We reach our army. There is no sign of exhaustion on the faces of the hunters and acolytes as they move through the snow at a brisk pace. They looked exhausted when we made camp last night but they’re certainly energized now. The titan must have put some life into them. They aren’t even sparing breaths to gossip about what they’ve seen, wholly occupied with escaping.

The skies are becoming more active as more of the ravenous birds take flight, the shadows passing over the titan rather than the army. Seeing the plan work, I feel better about abandoning such a large meal and strong form.

“Not an auspicious start but not a bad one,” Alana says beside me.

“What do you mean?”

“The campaign. We’re doing well. Two days in, our army has fifty or so hawks and a titan on our kill count.” She turns toward me. “Alongside what we can make from dismantling them, the monsters in the north have bounties. The hawks are a silver. The titans? Varies on size. Our friend back there is a hundred gold crowns, at least.”

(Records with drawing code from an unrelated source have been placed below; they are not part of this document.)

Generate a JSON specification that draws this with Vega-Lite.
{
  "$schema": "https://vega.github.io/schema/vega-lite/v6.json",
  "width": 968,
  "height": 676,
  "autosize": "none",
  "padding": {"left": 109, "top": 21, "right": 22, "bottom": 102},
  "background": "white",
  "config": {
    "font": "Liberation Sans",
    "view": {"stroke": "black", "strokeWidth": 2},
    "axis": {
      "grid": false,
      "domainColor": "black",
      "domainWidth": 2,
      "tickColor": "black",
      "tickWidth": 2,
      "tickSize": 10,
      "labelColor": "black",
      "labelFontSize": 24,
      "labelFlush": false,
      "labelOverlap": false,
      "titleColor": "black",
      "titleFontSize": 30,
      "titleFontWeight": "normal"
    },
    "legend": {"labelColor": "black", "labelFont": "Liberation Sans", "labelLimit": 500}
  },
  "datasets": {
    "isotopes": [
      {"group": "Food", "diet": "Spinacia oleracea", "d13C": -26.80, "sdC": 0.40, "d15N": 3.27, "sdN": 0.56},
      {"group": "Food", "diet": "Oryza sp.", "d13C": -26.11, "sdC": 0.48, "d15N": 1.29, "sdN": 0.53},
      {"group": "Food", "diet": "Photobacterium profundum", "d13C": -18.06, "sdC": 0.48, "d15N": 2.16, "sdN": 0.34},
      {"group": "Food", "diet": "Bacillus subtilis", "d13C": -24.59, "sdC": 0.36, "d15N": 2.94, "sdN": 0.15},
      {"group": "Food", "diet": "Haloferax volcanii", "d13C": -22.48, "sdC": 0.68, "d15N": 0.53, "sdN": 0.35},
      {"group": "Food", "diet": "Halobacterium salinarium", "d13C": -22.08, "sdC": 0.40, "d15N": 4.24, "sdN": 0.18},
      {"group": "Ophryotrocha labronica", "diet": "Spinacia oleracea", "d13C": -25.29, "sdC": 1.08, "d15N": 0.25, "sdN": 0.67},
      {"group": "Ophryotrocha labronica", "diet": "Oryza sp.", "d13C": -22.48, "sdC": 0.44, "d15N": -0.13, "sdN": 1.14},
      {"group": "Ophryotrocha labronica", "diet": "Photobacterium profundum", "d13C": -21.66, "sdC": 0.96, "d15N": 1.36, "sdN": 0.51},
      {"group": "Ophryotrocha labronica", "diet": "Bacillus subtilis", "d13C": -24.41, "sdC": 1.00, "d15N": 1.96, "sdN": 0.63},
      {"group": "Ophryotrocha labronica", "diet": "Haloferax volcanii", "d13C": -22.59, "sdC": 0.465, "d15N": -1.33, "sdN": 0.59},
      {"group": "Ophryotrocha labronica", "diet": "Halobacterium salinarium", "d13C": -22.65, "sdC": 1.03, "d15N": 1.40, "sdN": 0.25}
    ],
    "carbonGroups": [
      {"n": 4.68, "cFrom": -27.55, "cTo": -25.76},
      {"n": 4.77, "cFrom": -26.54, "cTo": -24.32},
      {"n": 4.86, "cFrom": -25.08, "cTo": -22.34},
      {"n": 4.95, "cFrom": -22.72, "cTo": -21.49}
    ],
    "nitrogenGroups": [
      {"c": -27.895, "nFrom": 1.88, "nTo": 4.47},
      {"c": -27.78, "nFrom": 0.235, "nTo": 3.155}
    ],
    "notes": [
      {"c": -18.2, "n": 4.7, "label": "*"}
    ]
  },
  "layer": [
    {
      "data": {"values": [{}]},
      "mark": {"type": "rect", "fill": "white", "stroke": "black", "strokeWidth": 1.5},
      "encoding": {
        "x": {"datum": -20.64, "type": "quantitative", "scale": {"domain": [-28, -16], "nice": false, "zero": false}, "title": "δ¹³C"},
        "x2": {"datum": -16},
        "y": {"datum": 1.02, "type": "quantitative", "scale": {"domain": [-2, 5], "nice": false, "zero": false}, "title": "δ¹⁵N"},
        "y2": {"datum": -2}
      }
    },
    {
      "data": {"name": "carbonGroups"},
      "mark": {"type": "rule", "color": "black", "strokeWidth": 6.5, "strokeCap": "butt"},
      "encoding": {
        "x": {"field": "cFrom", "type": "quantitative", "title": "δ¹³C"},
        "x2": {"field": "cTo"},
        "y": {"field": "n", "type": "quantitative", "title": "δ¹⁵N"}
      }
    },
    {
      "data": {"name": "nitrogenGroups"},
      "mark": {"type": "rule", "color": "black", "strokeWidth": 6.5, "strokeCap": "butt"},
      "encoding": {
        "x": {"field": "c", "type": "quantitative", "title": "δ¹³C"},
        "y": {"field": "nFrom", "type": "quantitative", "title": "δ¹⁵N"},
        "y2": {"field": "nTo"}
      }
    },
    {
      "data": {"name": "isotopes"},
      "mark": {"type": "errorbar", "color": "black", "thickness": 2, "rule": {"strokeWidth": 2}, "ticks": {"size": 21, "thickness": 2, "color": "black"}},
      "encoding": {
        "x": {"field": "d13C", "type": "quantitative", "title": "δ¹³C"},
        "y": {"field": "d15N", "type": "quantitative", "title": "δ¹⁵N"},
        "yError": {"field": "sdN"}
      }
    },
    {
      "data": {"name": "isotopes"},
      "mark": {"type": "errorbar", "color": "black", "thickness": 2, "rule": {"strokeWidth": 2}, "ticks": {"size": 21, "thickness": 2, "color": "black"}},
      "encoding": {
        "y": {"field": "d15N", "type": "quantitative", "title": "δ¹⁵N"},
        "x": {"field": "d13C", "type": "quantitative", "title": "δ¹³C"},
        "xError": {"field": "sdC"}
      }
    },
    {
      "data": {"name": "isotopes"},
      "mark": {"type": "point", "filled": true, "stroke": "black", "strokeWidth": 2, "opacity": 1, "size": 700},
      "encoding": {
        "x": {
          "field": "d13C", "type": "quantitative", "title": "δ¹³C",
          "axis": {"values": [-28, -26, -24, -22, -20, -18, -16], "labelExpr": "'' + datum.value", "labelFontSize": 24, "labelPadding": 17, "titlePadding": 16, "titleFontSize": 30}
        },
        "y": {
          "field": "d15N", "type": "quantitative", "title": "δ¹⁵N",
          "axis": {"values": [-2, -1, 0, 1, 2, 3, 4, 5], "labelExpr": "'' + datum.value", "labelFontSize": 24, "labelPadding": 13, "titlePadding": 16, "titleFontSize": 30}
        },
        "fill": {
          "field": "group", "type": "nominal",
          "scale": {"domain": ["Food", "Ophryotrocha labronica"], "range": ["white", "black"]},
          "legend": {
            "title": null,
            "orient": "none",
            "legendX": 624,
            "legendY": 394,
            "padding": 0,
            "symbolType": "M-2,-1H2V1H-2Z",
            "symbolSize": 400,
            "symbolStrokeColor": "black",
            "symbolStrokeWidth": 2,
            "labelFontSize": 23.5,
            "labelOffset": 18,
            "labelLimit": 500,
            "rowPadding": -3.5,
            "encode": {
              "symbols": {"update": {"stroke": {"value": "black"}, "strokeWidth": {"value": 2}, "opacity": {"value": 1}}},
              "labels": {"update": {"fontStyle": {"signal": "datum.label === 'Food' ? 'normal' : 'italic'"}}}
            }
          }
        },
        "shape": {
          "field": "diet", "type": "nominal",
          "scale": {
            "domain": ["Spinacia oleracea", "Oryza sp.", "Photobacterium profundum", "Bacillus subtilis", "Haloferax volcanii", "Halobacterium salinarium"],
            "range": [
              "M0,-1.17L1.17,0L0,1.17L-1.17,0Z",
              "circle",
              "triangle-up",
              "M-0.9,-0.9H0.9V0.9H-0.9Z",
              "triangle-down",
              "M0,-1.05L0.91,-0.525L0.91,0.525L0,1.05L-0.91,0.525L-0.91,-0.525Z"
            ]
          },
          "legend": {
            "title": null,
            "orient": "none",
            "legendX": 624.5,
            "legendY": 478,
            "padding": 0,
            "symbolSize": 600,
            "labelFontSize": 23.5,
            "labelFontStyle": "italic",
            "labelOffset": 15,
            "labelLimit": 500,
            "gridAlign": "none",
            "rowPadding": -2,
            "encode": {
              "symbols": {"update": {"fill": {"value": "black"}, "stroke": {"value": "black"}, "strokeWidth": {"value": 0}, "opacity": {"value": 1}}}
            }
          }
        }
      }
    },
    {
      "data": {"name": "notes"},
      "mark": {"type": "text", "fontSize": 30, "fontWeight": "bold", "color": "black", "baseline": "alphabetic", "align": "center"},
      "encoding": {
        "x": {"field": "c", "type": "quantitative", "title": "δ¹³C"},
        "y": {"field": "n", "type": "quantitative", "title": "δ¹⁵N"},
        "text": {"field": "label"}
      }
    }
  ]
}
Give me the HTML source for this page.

“Saints.” No wonder the hunters and acolytes are here. That’s a lot of money for one kill. Also must be why Alana didn’t object to her brother volunteering one of our people for the plan.

“The knight who delivers the killing blow gets twenty percent of the bounty and the rest is split between the army. It’s the only way to make it rich in Victory, really.”

“It should also be a good start on largest kill,” Kierra adds.

To which Alana scoffs. “You think that was big? Please. You haven’t seen anything yet.”